EXERCISE GOAL:
In the listing that follows, how many lines contain the string "matplotlib"? Provide only the number.

[Charts and diagrams as code]
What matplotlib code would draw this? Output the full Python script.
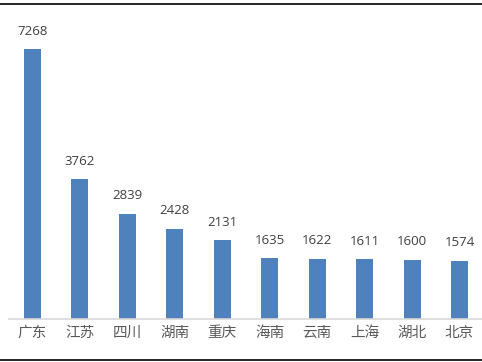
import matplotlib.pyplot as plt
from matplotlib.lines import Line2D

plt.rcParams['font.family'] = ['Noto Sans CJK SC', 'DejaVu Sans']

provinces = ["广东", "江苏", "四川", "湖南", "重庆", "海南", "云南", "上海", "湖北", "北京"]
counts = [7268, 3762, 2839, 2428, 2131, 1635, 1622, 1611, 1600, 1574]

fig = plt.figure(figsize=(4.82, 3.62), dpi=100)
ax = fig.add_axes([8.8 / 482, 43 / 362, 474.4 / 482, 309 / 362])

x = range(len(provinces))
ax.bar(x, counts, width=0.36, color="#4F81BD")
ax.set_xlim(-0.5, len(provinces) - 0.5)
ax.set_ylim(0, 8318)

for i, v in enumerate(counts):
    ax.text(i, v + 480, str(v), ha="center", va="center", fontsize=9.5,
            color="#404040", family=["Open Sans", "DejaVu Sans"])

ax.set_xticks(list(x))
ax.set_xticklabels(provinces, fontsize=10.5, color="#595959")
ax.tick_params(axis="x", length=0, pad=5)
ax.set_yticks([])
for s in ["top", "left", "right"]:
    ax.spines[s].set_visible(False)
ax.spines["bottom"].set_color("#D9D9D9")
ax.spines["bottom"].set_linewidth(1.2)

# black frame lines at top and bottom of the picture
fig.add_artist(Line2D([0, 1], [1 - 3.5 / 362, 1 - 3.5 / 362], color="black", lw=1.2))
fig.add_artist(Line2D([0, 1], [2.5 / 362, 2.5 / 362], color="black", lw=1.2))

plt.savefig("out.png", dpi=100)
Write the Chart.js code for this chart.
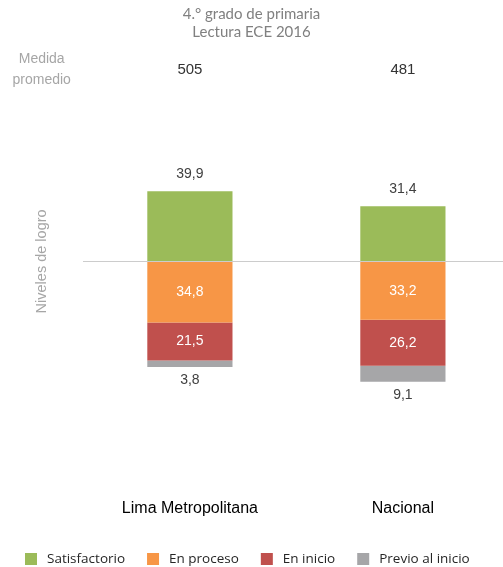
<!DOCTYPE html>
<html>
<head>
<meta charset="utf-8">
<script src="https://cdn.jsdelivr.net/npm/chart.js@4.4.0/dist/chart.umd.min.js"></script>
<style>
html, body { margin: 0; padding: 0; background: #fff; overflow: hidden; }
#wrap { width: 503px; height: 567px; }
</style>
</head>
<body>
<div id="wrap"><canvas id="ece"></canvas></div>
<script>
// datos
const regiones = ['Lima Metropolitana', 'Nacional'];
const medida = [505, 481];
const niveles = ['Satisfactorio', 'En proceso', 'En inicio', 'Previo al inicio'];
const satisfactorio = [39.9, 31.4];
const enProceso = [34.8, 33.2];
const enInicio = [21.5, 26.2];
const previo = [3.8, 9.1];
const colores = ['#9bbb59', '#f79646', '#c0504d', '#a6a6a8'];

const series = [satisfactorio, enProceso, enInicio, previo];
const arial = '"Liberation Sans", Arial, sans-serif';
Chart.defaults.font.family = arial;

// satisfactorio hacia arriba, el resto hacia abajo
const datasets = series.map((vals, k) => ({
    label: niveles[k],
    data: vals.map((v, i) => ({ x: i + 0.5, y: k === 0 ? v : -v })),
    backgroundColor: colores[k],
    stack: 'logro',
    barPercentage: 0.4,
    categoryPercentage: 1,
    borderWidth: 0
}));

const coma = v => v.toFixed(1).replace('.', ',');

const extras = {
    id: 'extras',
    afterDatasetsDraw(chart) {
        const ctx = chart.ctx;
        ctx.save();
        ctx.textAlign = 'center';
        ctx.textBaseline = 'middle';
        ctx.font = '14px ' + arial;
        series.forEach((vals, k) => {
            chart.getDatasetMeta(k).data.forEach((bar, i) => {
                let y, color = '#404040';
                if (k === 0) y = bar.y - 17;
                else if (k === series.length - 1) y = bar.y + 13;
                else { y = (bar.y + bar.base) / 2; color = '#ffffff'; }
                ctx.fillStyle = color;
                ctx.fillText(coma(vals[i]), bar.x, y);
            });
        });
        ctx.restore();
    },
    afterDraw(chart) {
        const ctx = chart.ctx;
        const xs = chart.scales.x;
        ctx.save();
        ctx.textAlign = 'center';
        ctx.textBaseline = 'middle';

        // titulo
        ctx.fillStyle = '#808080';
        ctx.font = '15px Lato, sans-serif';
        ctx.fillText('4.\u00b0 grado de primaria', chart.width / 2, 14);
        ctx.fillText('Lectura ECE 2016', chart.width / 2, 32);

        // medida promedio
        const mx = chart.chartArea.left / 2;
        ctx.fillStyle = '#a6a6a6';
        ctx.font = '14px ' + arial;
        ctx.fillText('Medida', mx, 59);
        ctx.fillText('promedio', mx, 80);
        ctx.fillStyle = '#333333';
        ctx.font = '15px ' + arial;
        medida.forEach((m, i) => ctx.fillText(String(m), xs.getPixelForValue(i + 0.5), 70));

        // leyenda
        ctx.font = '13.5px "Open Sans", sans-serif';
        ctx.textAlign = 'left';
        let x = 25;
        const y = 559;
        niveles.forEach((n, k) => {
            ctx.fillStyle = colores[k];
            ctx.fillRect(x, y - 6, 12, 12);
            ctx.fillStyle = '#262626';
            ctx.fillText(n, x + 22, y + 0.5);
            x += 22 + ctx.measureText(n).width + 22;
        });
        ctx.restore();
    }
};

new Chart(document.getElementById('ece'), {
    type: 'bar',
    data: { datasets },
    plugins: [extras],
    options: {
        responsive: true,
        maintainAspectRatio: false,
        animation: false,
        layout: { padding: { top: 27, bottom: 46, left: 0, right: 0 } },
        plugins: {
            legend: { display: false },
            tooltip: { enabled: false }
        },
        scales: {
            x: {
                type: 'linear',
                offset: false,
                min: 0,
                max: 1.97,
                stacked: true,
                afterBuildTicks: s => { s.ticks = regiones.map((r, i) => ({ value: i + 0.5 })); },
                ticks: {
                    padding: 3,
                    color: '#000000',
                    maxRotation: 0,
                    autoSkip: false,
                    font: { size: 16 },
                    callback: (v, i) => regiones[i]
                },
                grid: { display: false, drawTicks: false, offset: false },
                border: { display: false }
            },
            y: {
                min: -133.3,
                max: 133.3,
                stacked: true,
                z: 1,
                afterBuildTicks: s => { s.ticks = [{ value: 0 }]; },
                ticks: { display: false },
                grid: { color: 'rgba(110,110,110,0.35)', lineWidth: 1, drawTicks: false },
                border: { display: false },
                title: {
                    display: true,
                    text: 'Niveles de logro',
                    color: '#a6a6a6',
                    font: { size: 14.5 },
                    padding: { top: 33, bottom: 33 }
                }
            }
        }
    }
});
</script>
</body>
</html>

---

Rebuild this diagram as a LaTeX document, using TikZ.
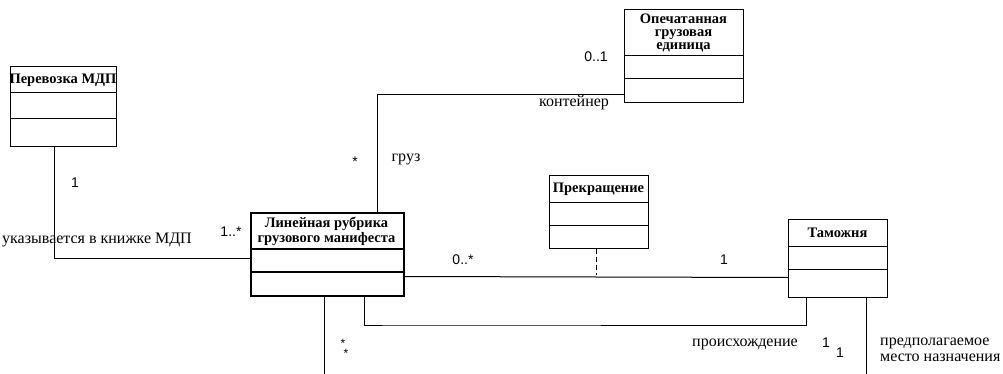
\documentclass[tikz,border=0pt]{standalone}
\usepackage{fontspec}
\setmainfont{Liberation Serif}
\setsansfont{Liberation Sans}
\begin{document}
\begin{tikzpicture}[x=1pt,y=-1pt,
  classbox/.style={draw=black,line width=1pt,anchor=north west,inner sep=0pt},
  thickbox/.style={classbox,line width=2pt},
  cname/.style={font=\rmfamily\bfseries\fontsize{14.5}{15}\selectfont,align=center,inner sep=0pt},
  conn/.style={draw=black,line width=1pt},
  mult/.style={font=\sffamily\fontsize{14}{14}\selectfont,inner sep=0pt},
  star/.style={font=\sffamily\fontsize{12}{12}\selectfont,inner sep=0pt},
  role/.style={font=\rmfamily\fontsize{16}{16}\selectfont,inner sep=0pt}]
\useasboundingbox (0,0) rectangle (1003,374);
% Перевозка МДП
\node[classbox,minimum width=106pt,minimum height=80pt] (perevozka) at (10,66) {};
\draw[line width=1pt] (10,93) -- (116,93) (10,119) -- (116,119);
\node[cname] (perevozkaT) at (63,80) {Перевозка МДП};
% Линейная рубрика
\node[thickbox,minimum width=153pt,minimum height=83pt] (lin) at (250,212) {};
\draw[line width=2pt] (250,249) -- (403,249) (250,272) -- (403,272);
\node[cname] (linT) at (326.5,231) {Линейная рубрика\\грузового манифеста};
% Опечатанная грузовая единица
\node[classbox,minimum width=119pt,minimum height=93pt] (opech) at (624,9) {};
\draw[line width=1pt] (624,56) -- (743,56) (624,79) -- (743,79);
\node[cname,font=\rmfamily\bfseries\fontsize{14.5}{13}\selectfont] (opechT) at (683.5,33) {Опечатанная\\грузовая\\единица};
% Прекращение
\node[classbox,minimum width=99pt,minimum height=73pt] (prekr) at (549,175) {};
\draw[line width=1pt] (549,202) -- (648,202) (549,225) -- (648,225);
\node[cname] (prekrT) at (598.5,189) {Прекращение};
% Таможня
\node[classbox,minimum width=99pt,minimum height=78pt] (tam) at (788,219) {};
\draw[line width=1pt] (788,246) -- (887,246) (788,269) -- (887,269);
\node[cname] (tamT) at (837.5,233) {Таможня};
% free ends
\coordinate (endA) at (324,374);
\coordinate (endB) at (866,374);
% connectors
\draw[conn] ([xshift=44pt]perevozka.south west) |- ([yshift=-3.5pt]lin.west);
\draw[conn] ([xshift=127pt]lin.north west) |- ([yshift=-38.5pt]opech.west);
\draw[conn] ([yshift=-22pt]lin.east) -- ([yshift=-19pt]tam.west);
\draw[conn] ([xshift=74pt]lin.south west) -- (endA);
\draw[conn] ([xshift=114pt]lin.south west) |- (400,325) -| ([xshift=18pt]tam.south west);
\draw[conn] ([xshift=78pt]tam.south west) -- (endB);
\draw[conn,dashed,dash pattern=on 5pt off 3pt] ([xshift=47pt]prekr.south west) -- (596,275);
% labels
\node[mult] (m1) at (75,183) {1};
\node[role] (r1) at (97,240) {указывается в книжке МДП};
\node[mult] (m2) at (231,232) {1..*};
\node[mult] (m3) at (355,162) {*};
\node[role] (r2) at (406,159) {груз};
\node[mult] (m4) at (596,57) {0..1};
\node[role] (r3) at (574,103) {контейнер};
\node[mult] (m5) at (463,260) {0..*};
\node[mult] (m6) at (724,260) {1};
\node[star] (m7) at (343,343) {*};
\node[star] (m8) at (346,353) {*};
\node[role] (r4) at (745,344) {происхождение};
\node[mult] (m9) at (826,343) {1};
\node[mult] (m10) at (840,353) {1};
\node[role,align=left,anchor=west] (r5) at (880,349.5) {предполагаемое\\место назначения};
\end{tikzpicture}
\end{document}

CORRECT OUTPUT:
3